Castañeda is a leader in this area. With colleagues Erica Scharrer and Leda Cooks, she is engaged in research that measures learning in community service and is developing media literacy partnerships through pedagogy, design, and assessment of a communication-related CSL program. This past year, students in “Spanish-language Media” (fall and spring) worked with a variety of organizations and projects in the Pioneer Valley that serve Latina/o communities. With Luis Meléndez, music producer of “Tertulia,” (the only Spanish-language program on the entire NPR network, aired locally on WFCR 88.5 FM, Sunday, 9-12 p.m.), students worked on producing and facilitating the show’s public and cultural affairs segments. They also conducted a cultural assets inventory of Latina/o media and arts in the Pioneer Valley. Said one student, “The class made me realize the injustices still prevalent in America. I was naïve to that fact until…this class made me experience it. Now I notice…and would like to do something about it [in a future job]. This class and the CSL activities were an amazing experience. Mari rocks!”
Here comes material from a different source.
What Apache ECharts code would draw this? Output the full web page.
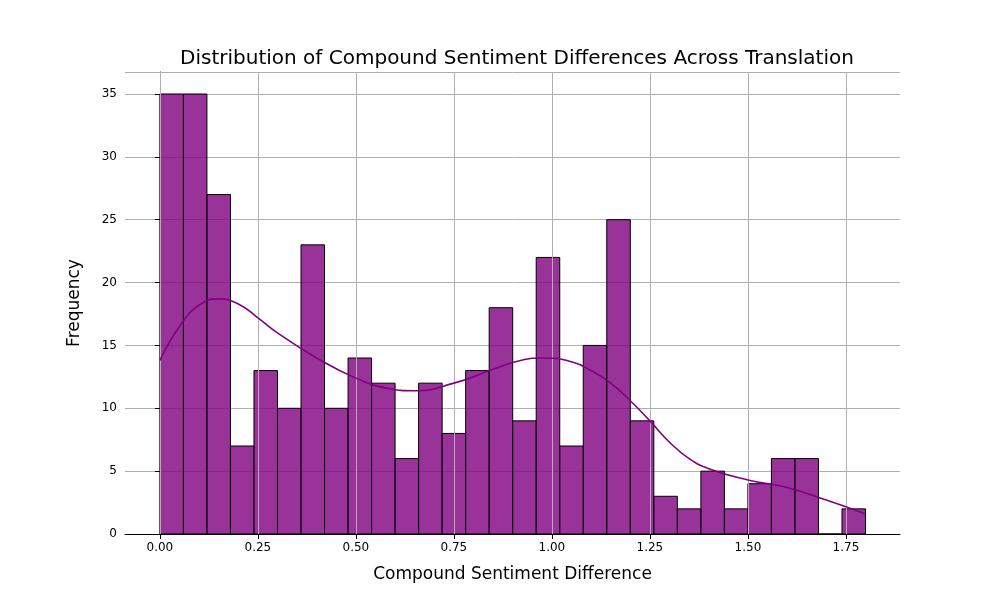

As a communication studies major at UCLA in the 1990s, Castañeda was required to do internships at media outlets. “I worked for a radio station, Warner Brothers, and ABC,” she says. “Those internships made me realize that the political economy of the media industry was just as important as the content that was produced. A year later, while on a Ford-Mellon Foundation fellowship at Cornell, I fell in love with the library, research and teaching. Faculty mentors at both Cornell and UCLA encouraged me to pursue graduate school, and by the time I was a college junior, I knew that becoming a professor in communication/media studies, would combine all my interests as well as extend my passion for knowledge creation.”
Turns out, Castañeda was right. At the University of California, San Diego she completed her Ph.D. in communication cum laude, having focused her dissertation on the development of advanced digital television system in the U.S. between 1987-1997 and how it created new media property. “During my entire academic career—and continuing today as a professor—I have been fortunate to experience mentorship and support from faculty, family and friends, which helps sustain my ongoing passion for research, teaching and service,” Castañeda says. “I'm very proud of my work on Spanish-language media as well as my research on digital television. My scholarship is important to me and it feels great for others to acknowledge it as well.”
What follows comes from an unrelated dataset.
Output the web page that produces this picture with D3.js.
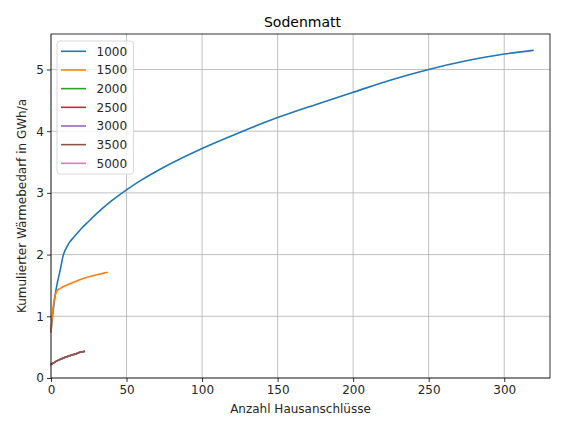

Castañeda has good reason to feel that way. Her expertise in Latina/o media is being tapped by lots of major publications. She has consulted with multiple nonprofit media outlets about the future of the industry and what they need to do to prepare themselves for the next stages of development. And in addition to an active speaking schedule focused on the media, Castañeda has spoken at many conferences about university-community partnerships, using her own work with CSL courses as case studies. She has an impressive list of publications, and has numerous works in progress, including a book and several peer-reviewed journal articles.
Joining the communication department at UMass Amherst six years ago, Castañeda says, was a good fit, noting that it was her first choice. “I was very familiar with the work of the faculty and appreciated how their research agendas and theoretical/methodological models fit with my own approaches. I felt they would be supportive of my scholarship, and thankfully, I was right. The students, too, are receptive of my research and teaching orientation. They continually surprise me with their political and cultural engagement, yet I still strive to challenge them and broaden their notions of the world. But I confess, as one of the few Chicana/Latina faculty members on campus, I often am inundated with student requests. I try hard to honor them, but I also struggle with having enough time to do everything.”
Castañeda’s work with students, however, has received top reviews. In 2002-03, she was one of eight Lilly Teaching Fellows selected by the Center for Teaching at UMass Amherst “for their promise in teaching and research, their interest in undergraduate teaching and in developing innovative teaching skills, and their potential for making a positive impact on the teaching culture,” and in 2004 Castañeda received the College of Social and Behavioral Sciences Teaching Award for excellence.